Blockade comes to end
Posted By JEREMY ASHLEY AND W. BRICE MCVICAR,
THE BELLEVILLE INTELLIGENCER [Ontario]
Saturday, June 13, 2009
Motorists are once again able to cross the Skyway Bridge after protesters who had closed the Highway 49 fixed link for six days left the scene without incident.
It was just after 5 p. m. on Friday when the small blockade preventing vehicles from crossing the bridge was removed.
“We left on our own terms,” a female protester told The Intelligencer. “It’s contingent with our boys on bail and that’s all I can say.”
The protester was referring to 13 individuals who were arrested and charged at the protest scene early Friday morning. Napanee OPP detachment commander Pat Finnegan confirmed Shawn Brant was among those arrested.
It was at approximately 6:30 a. m. when the OPP’s Public Order Unit arrived at the scene and, after Tyendinaga Mohawk Police Service officers — who were in control of the scene throughout the protest — advised protesters they should move or be arrested, the OPP team moved in, police said.
During the arrests, police said a Tyendinaga Police Service officer sustained an injury to his hand and two protesters were taken to hospital with injuries. One was treated for a minor injury, the other remains at hospital complaining of back and shoulder pain.
“The decision to remove the protesters was a joint policing decision made after all other avenues to finding a resolution to the road closure were exhausted,” Sgt. Kristine Rae said.
By midmorning, police had assumed the original position the protesters held since Sunday evening in support of Akwesasne Mohawks.
That position was lost later in the morning, however, when as many as two dozen protesters blocked access to Bayshore Road, while others — namely native dissident Jerome Barnhart — loudly ordered media and the public away from the scene. A short time later the protesters resumed their original position and were again preventing vehicles from crossing the bridge.
Clad in camouflage and wearing white sneakers, Barnhart barreled across Highway 49 shortly after 8:30 a. m. barking orders that all media “should get away from here right now.”
“You need to leave right now, or else,” he said, his finger now pointing down the highway.
“The CBC is not allowed here and neither are you. Get the f–k out. And don’t be pulling off the road down there … we’re going to be watching you and where you go.”
A vehicle with individuals from the protest group followed the retreating reporter from the scene.
An OPP helicopter was circling the scene throughout the day and a police marine unit was nearby, Finnegan said.
There was a heavy police presence around the bridge, including several dozen officers and vehicles parked at the Picton Arena and another, smaller group of officers at Centennial Park in Deseronto.
Finnegan confirmed his concerns that if the bridge had remained closed during the weekend there could have been clashes between the protesters and people from neighbouring communities, including tourists.
He also said Mohawks of the Bay of Quinte Chief R. Donald Maracle requested the OPP help the Tyendinaga Mohawk Police clear the bridge.
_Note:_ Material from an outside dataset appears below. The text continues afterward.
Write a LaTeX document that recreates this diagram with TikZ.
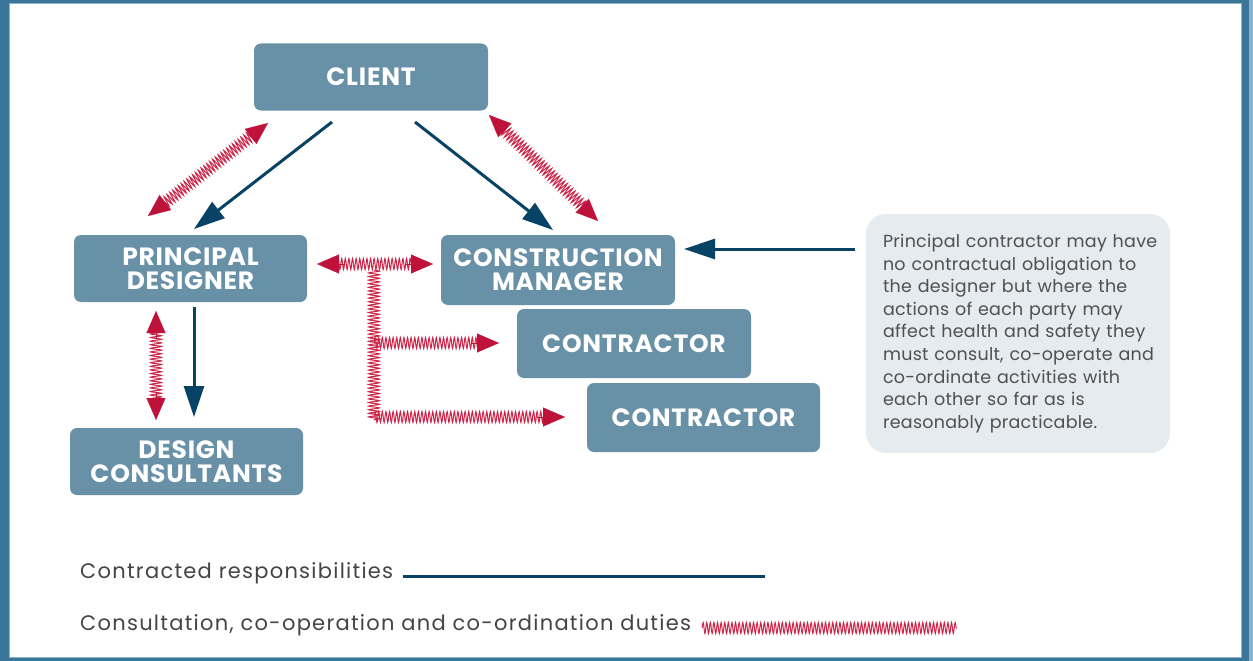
\documentclass[tikz,border=0pt]{standalone}
\usepackage{fontspec}
\setmainfont{Poppins}
\usetikzlibrary{arrows.meta,decorations.pathmorphing,calc}
\definecolor{frameblue}{RGB}{58,117,154}
\definecolor{framelight}{RGB}{140,178,204}
\definecolor{boxfill}{RGB}{104,145,168}
\definecolor{navy}{RGB}{8,67,101}
\definecolor{crimson}{RGB}{190,18,58}
\definecolor{zzred}{RGB}{205,40,75}
\definecolor{notefill}{RGB}{230,235,239}
\definecolor{txtgray}{RGB}{68,68,68}
\definecolor{notegray}{RGB}{80,80,80}
\tikzset{
  party/.style={fill=boxfill, rounded corners=7pt, text=white,
    font=\fontsize{25}{24}\selectfont\bfseries\addfontfeatures{LetterSpace=3}, align=center, inner sep=0pt},
  contracted/.style={draw=navy, line width=3pt, -{Triangle[length=31pt,width=20pt]}},
  zz/.style={draw=zzred, line width=1pt, decorate,
    decoration={snake, segment length=3.6pt, amplitude=5.5pt}},
  ztip/.style={draw=crimson, fill=crimson, line width=0.1pt, -{Triangle[length=22pt,width=19pt]}},
  legendtext/.style={anchor=base west, text=txtgray,
    font=\fontsize{21}{24}\selectfont\addfontfeatures{LetterSpace=6}, inner sep=0pt},
}
\newcommand\zzboth[2]{%
  \draw[zz] ($(#1)!20pt!(#2)$) -- ($(#2)!20pt!(#1)$);
  \draw[ztip] ($(#1)!28pt!(#2)$) -- (#1);
  \draw[ztip] ($(#2)!28pt!(#1)$) -- (#2);
}
\newcommand\zzone[2]{%
  \draw[zz] (#1) -- ($(#2)!20pt!(#1)$);
  \draw[ztip] ($(#2)!28pt!(#1)$) -- (#2);
}
\begin{document}
\begin{tikzpicture}[x=1pt,y=-1pt]
\useasboundingbox (0,0) rectangle (1253,661);
% frame
\fill[frameblue] (0,0) rectangle (1253,661);
\fill[framelight] (1249,0) rectangle (1253,661);
\fill[white] (9,4) rectangle (1241,657);
\draw[framelight, line width=1pt] (9,4) rectangle (1241,657);

% parties
\node[party, minimum width=234pt, minimum height=67pt] (client) at (371,77) {CLIENT};
\node[party, minimum width=233pt, minimum height=67pt] (pd) at (190.5,268.5) {PRINCIPAL\\DESIGNER};
\node[party, minimum width=234pt, minimum height=70pt] (cm) at (558,270) {CONSTRUCTION\\MANAGER};
\node[party, minimum width=234pt, minimum height=69pt] (c1) at (634,343.5) {CONTRACTOR};
\node[party, minimum width=233pt, minimum height=69pt] (c2) at (703.5,417.5) {CONTRACTOR};
\node[party, minimum width=233pt, minimum height=67pt] (dc) at (186.5,461.5) {DESIGN\\CONSULTANTS};

% note
\node[fill=notefill, rounded corners=20pt, text width=287pt, inner xsep=8.5pt, inner ysep=0pt,
  minimum height=239pt, align=right, text=notegray,
  font=\fontsize{17.5}{22.6}\selectfont\addfontfeatures{LetterSpace=1.5}] (note) at (1018,333.5)
  {\parbox{278.5pt}{\raggedright Principal contractor may have\\no contractual obligation to\\the designer but where the\\actions of each party may\\affect health and safety they\\must consult, co-operate and\\co-ordinate activities with\\each other so far as is\\reasonably practicable.}};

% anchor coordinates
\coordinate (clA) at (332,122);  \coordinate (pdA) at (194,229);
\coordinate (clB) at (415,122);  \coordinate (cmA) at (553,230);
\coordinate (pdB) at (194,307);  \coordinate (dcA) at (194,417);
\coordinate (noteA) at (855,249); \coordinate (cmB) at (684,249);

\coordinate (clR1) at (268,123); \coordinate (pdR1) at (148,216);
\coordinate (clR2) at (489,115); \coordinate (cmR2) at (598,221);
\coordinate (pdR3) at (156,311); \coordinate (dcR3) at (156,420);
\coordinate (pdR4) at (317,264); \coordinate (cmR4) at (433,264);
\coordinate (tTop) at (374,270); \coordinate (tBot) at (374,420);
\coordinate (tMid1) at (374,343); \coordinate (c1R) at (499,343);
\coordinate (tMid2) at (374,417); \coordinate (c2R) at (565,417);

% contracted responsibilities
\draw[contracted] (clA) -- (pdA);
\draw[contracted] (clB) -- (cmA);
\draw[contracted] (pdB) -- (dcA);
\draw[contracted] (noteA) -- (cmB);

% consultation duties
\zzboth{clR1}{pdR1}
\zzboth{clR2}{cmR2}
\zzboth{pdR3}{dcR3}
\zzboth{pdR4}{cmR4}
\draw[zz] (tTop) -- (tBot);
\zzone{tMid1}{c1R}
\zzone{tMid2}{c2R}

% legend
\node[legendtext] (lg1) at (80,578) {Contracted responsibilities};
\node[legendtext] (lg2) at (80,630) {Consultation, co-operation and co-ordination duties};
\coordinate (lgA) at (403,576); \coordinate (lgB) at (765,576);
\coordinate (lzA) at (702,628); \coordinate (lzB) at (957,628);
\draw[navy, line width=3pt] (lgA) -- (lgB);
\draw[zz] (lzA) -- (lzB);
\end{tikzpicture}
\end{document}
Meanwhile, support among Mohawks for the protesters in both Akwesasne and Tyendinaga — who are not all natives — appeared to have bottomed-out, according to sources on both reserves.
As many as 100 Mohawks from Tyendinaga who are opposed to Brant’s actions confronted him and his followers Thursday evening at the bridge site, demanding he and others remove themselves from the scene.
Also, earlier this week, The Intelligencer has learned, the Rooseveltown, New York, long house of the Mohawk Nation Council of Chiefs representing Mohawk, Oneida, Onondaga, Cayuga, Seneca and Tuscarora peoples, — ‘Haudenosaunee’– formally asked Shawn Brant to remove the roadblock. The message was sent to Brant formally, through Tyendinaga police chief Ron Maracle.
The longhouse is considered the epicentre of the Mohawk community.
Brant had earlier claimed he had support of Akwsasne “clan mothers.”
As well, earlier this week representatives of the band council of Akwesasne — the elected native municipal leaders — voiced displeasure with Brant’s actions, claiming it could negatively impact the situation in their community.